What the exercise asks -> Only the lines from the start of the data to the line containing "const presentRange = [0.15, 4.6];", both included, should be output, exactly and without pictures.

Data provided ->
____

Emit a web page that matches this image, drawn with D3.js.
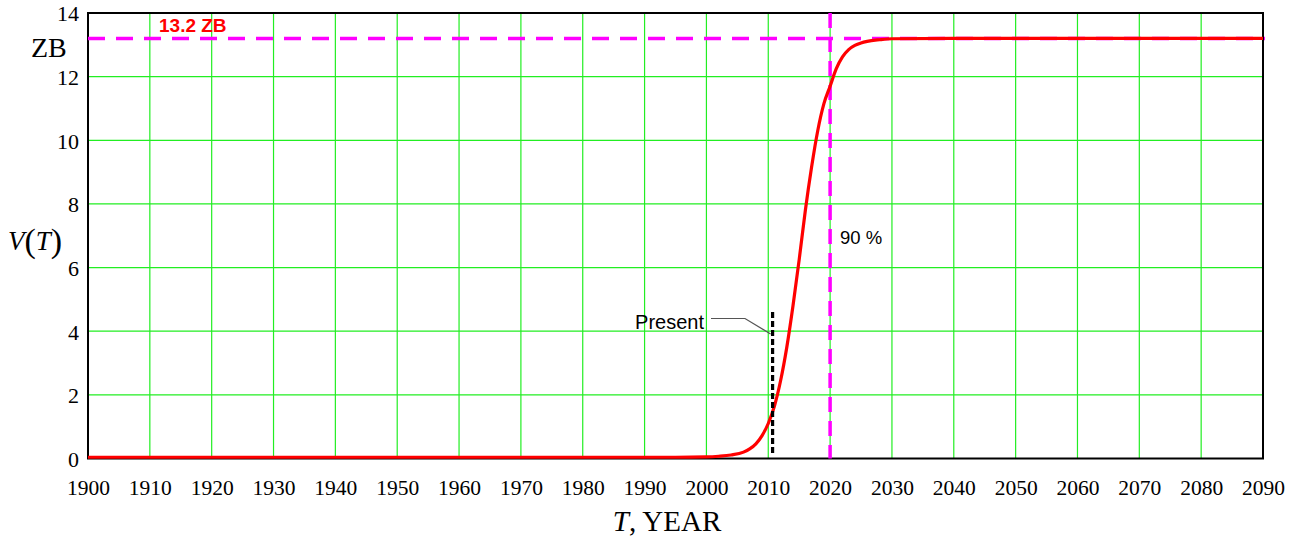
<!DOCTYPE html>
<html><head><meta charset="utf-8">
<script src="https://cdn.jsdelivr.net/npm/d3@7"></script>
<style>body{margin:0;background:#fff}svg{display:block}
.tick text{font-family:'Liberation Serif','Times New Roman',serif !important;}
</style>
</head><body>
<svg id="chart" width="1300" height="543"></svg>
<script>
// Data
const years = [1900, 1950, 1990, 1995, 2000, 2002, 2004, 2006, 2007, 2008, 2009, 2010, 2011, 2012, 2013, 2014, 2015, 2016, 2017, 2018, 2019, 2020, 2021, 2022, 2023, 2024, 2025, 2026, 2028, 2030, 2040, 2090];
const volume = [0.04, 0.04, 0.04, 0.04, 0.05, 0.07, 0.11, 0.20, 0.30, 0.46, 0.72, 1.10, 1.65, 2.45, 3.50, 4.80, 6.25, 7.80, 9.15, 10.30, 11.15, 11.70, 12.25, 12.62, 12.85, 12.98, 13.06, 13.11, 13.16, 13.19, 13.2, 13.2];
const xTicks = [1900, 1910, 1920, 1930, 1940, 1950, 1960, 1970, 1980, 1990, 2000, 2010, 2020, 2030, 2040, 2050, 2060, 2070, 2080, 2090];
const yTicks = [0, 2, 4, 6, 8, 10, 12, 14];
const saturation = 13.2;
const ninetyYear = 2020;
const presentYear = 2010.7;
const presentRange = [0.15, 4.6];

const serif = "'Liberation Serif', 'Times New Roman', serif";
const sans = "'Liberation Sans', Arial, sans-serif";

const svg = d3.select("#chart");
const L = 88, R = 1263, T = 13, B = 458.5;
const x = d3.scaleLinear().domain([1900, 2090]).range([L, R]);
const y = d3.scaleLinear().domain([0, 14]).range([B, T]);

// grid
svg.append("g").selectAll("line").data(xTicks.slice(1, -1)).join("line")
  .attr("x1", d => x(d)).attr("x2", d => x(d)).attr("y1", T).attr("y2", B)
  .attr("stroke", "#22ee22").attr("stroke-width", 1.2);
svg.append("g").selectAll("line").data(yTicks.slice(1, -1)).join("line")
  .attr("x1", L).attr("x2", R).attr("y1", d => y(d)).attr("y2", d => y(d))
  .attr("stroke", "#22ee22").attr("stroke-width", 1.2);

// frame
svg.append("rect").attr("x", L).attr("y", T).attr("width", R - L).attr("height", B - T)
  .attr("fill", "none").attr("stroke", "#000").attr("stroke-width", 2);

// axes labels via d3 axes
const xAxis = svg.append("g").attr("transform", `translate(0,${B})`)
  .call(d3.axisBottom(x).tickValues(xTicks).tickFormat(d3.format("d")).tickSize(0).tickPadding(0));
xAxis.select(".domain").remove();
xAxis.attr("font-family", serif).attr("font-size", 21.5);
xAxis.selectAll("text").attr("dy", null).attr("y", 36)
  .style("font-family", serif).style("font-size", "21.5px").style("fill", "#000");

const yAxis = svg.append("g").attr("transform", `translate(${L},0)`)
  .call(d3.axisLeft(y).tickValues(yTicks).tickSize(0).tickPadding(9));
yAxis.select(".domain").remove();
yAxis.attr("font-family", serif).attr("font-size", 22);
yAxis.selectAll("text").attr("dy", "0.36em")
  .style("font-family", serif).style("font-size", "22px").style("fill", "#000");

// 13.2 ZB horizontal line
svg.append("line").attr("x1", L).attr("x2", R + 2).attr("y1", y(saturation)).attr("y2", y(saturation))
  .attr("stroke", "#ff00ff").attr("stroke-width", 3.5).attr("stroke-dasharray", "17,11");

// 90% vertical line
svg.append("line").attr("x1", x(ninetyYear)).attr("x2", x(ninetyYear)).attr("y1", T).attr("y2", B)
  .attr("stroke", "#ff00ff").attr("stroke-width", 3.5).attr("stroke-dasharray", "15,9");

// curve
const line = d3.line().x((d, i) => x(years[i])).y(d => y(d)).curve(d3.curveMonotoneX);
svg.append("path").attr("d", line(volume)).attr("fill", "none").attr("stroke", "#ff0000").attr("stroke-width", 3.2);

// present marker
svg.append("line").attr("x1", x(presentYear)).attr("x2", x(presentYear))
  .attr("y1", y(presentRange[1])).attr("y2", y(presentRange[0]))
  .attr("stroke", "#000").attr("stroke-width", 3.2).attr("stroke-dasharray", "6,3");
svg.append("polyline")
  .attr("points", `711,318.5 745,318.5 ${x(presentYear) - 2},334`)
  .attr("fill", "none").attr("stroke", "#555").attr("stroke-width", 1.2);
svg.append("text").attr("x", 704).attr("y", 329).attr("text-anchor", "end")
  .style("font-family", sans).style("font-size", "20px").text("Present");

// annotations
svg.append("text").attr("x", 840).attr("y", 244)
  .style("font-family", sans).style("font-size", "18.5px").text("90 %");
svg.append("text").attr("x", 159).attr("y", 32).attr("fill", "#ff0000")
  .style("font-weight", "bold").style("font-family", sans).style("font-size", "19px").text("13.2 ZB");

// axis titles
svg.append("text").attr("x", 31).attr("y", 57).style("font-family", serif).style("font-size", "28px").text("ZB");
const vt = svg.append("text").attr("x", 8).attr("y", 250).style("font-family", serif).style("font-size", "27px");
vt.append("tspan").style("font-style", "italic").text("V");
vt.append("tspan").style("font-size", "34px").attr("dy", 2).text("(");
vt.append("tspan").style("font-style", "italic").attr("dy", -2).text("T");
vt.append("tspan").style("font-size", "34px").attr("dy", 2).text(")");
const xt = svg.append("text").attr("x", 667).attr("y", 531).attr("text-anchor", "middle")
  .style("font-family", serif).style("font-size", "29px");
xt.append("tspan").style("font-style", "italic").text("T");
xt.append("tspan").text(", YEAR");
</script>
</body></html>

____

Correct result ->
Emit a web page that matches this image, drawn with D3.js.
<!DOCTYPE html>
<html><head><meta charset="utf-8">
<script src="https://cdn.jsdelivr.net/npm/d3@7"></script>
<style>body{margin:0;background:#fff}svg{display:block}
.tick text{font-family:'Liberation Serif','Times New Roman',serif !important;}
</style>
</head><body>
<svg id="chart" width="1300" height="543"></svg>
<script>
// Data
const years = [1900, 1950, 1990, 1995, 2000, 2002, 2004, 2006, 2007, 2008, 2009, 2010, 2011, 2012, 2013, 2014, 2015, 2016, 2017, 2018, 2019, 2020, 2021, 2022, 2023, 2024, 2025, 2026, 2028, 2030, 2040, 2090];
const volume = [0.04, 0.04, 0.04, 0.04, 0.05, 0.07, 0.11, 0.20, 0.30, 0.46, 0.72, 1.10, 1.65, 2.45, 3.50, 4.80, 6.25, 7.80, 9.15, 10.30, 11.15, 11.70, 12.25, 12.62, 12.85, 12.98, 13.06, 13.11, 13.16, 13.19, 13.2, 13.2];
const xTicks = [1900, 1910, 1920, 1930, 1940, 1950, 1960, 1970, 1980, 1990, 2000, 2010, 2020, 2030, 2040, 2050, 2060, 2070, 2080, 2090];
const yTicks = [0, 2, 4, 6, 8, 10, 12, 14];
const saturation = 13.2;
const ninetyYear = 2020;
const presentYear = 2010.7;
const presentRange = [0.15, 4.6];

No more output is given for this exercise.